Around 400,000 plumbers, electricians, bricklayers, quantity surveyors and other tradesmen and women will have to be taken on every year up to 2021, it was estimated.
Most of the workers will be taken on in the housing sector, said consultants Arcadis, adding the greatest need will be for carpenters and joiners.
James Bryce of Arcadis, said the construction industry was facing a skills " gulf", adding: "Systemic underinvestment in the nation's workforce has contributed to a reduction in UK productivity.
"Construction employment is already down 15% on 2008 and, quite simply, if we don't have the right people to build the homes and infrastructure we need, the UK is going to struggle to maintain its competitive position in the global economy.

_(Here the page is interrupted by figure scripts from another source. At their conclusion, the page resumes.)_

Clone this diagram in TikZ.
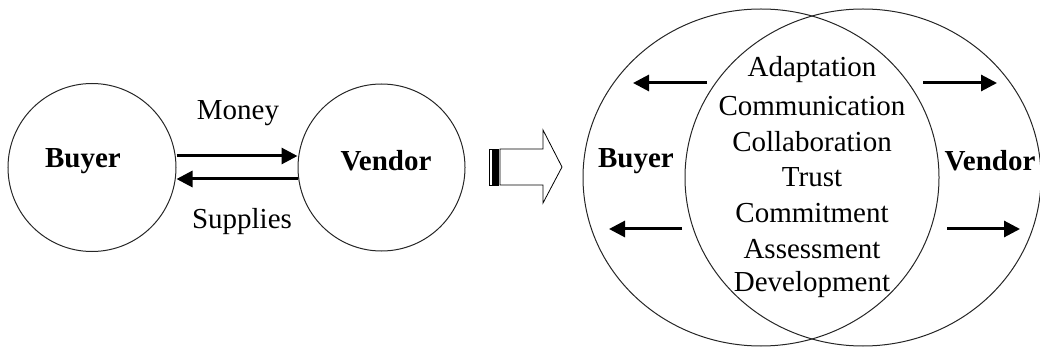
\documentclass[tikz,border=0pt]{standalone}
\usepackage{fontspec}
\setmainfont{Liberation Serif}
\usetikzlibrary{arrows.meta,shapes.geometric}
\tikzset{
  party/.style={draw=black!85, line width=1pt, inner sep=0pt},
  flow/.style={line width=3pt, -{Triangle[length=16pt,width=16pt]}},
  label/.style={font=\fontsize{29}{35}\selectfont, inner sep=0pt},
  bname/.style={font=\fontsize{29}{35}\selectfont\bfseries, inner sep=0pt},
}
\begin{document}
\begin{tikzpicture}[x=1pt,y=-1pt]
\useasboundingbox (0,0) rectangle (1040,347);

% --- simple exchange: two separate parties ---
\node[party, circle, minimum size=168pt] (buyerA) at (92,167.5) {};
\node[party, circle, minimum size=167pt] (vendorA) at (381.5,167.5) {};
\node[bname] (buyerAtxt) at (83,161) {Buyer};
\node[bname] (vendorAtxt) at (386,161) {Vendor};
\draw[flow] (buyerA.east |- 0,156) -- (vendorA.west |- 0,156);
\draw[flow] (vendorA.west |- 0,179) -- (buyerA.east |- 0,179);
\node[label] (money) at (238,113) {Money};
\node[label] (supplies) at (242,222) {Supplies};

% --- transition arrow ---
\draw[line width=0.8pt] (489,149) rectangle (498,185);
\fill (492,149) rectangle (498,185);
\draw[line width=0.8pt] (500,149) -- (543,149) -- (543,130) -- (562,167)
  -- (543,203) -- (543,185) -- (500,185) -- cycle;

% --- relationship: overlapping parties ---
\node[party, ellipse, minimum width=356pt, minimum height=337pt] (buyerB) at (761,177.5) {};
\node[party, ellipse, minimum width=356pt, minimum height=337pt] (vendorB) at (863,177.5) {};
\node[bname] (buyerBtxt) at (636,161) {Buyer};
\node[bname] (vendorBtxt) at (990,161) {Vendor};

\coordinate (ulT) at (707,83);  \coordinate (ulH) at (633,83);
\coordinate (llT) at (682,229); \coordinate (llH) at (609,229);
\coordinate (urT) at (923,83);  \coordinate (urH) at (997,83);
\coordinate (lrT) at (947,229); \coordinate (lrH) at (1020,229);
\draw[flow] (ulT) -- (ulH);
\draw[flow] (llT) -- (llH);
\draw[flow] (urT) -- (urH);
\draw[flow] (lrT) -- (lrH);

\foreach \w [count=\i from 0] in {Adaptation,Communication,Collaboration,Trust,Commitment,Assessment,Development}
  \node[label] (core\i) at (812,{70+35.8*\i}) {\w};
\end{tikzpicture}
\end{document}
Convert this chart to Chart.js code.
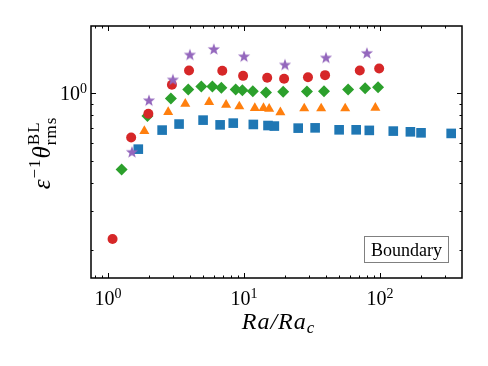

"Overcoming a skills shortfall as vast as the one we now face can't be achieved through education and technology alone.
"Of course, we need to bring more new talent into the industry but construction will also need to look at those currently working in other industries and dramatically improve its efficiency."
A Communities and Local Government Department spokesman said: "We've got this country building again, with nearly 900,000 homes delivered since 2010, but to build the homes this country needs we need an industry with the right skills.
"Our housing white paper sets out new measures to support training in the construction industry, and we're doubling investment in apprenticeships to £2.5 billion by 2020."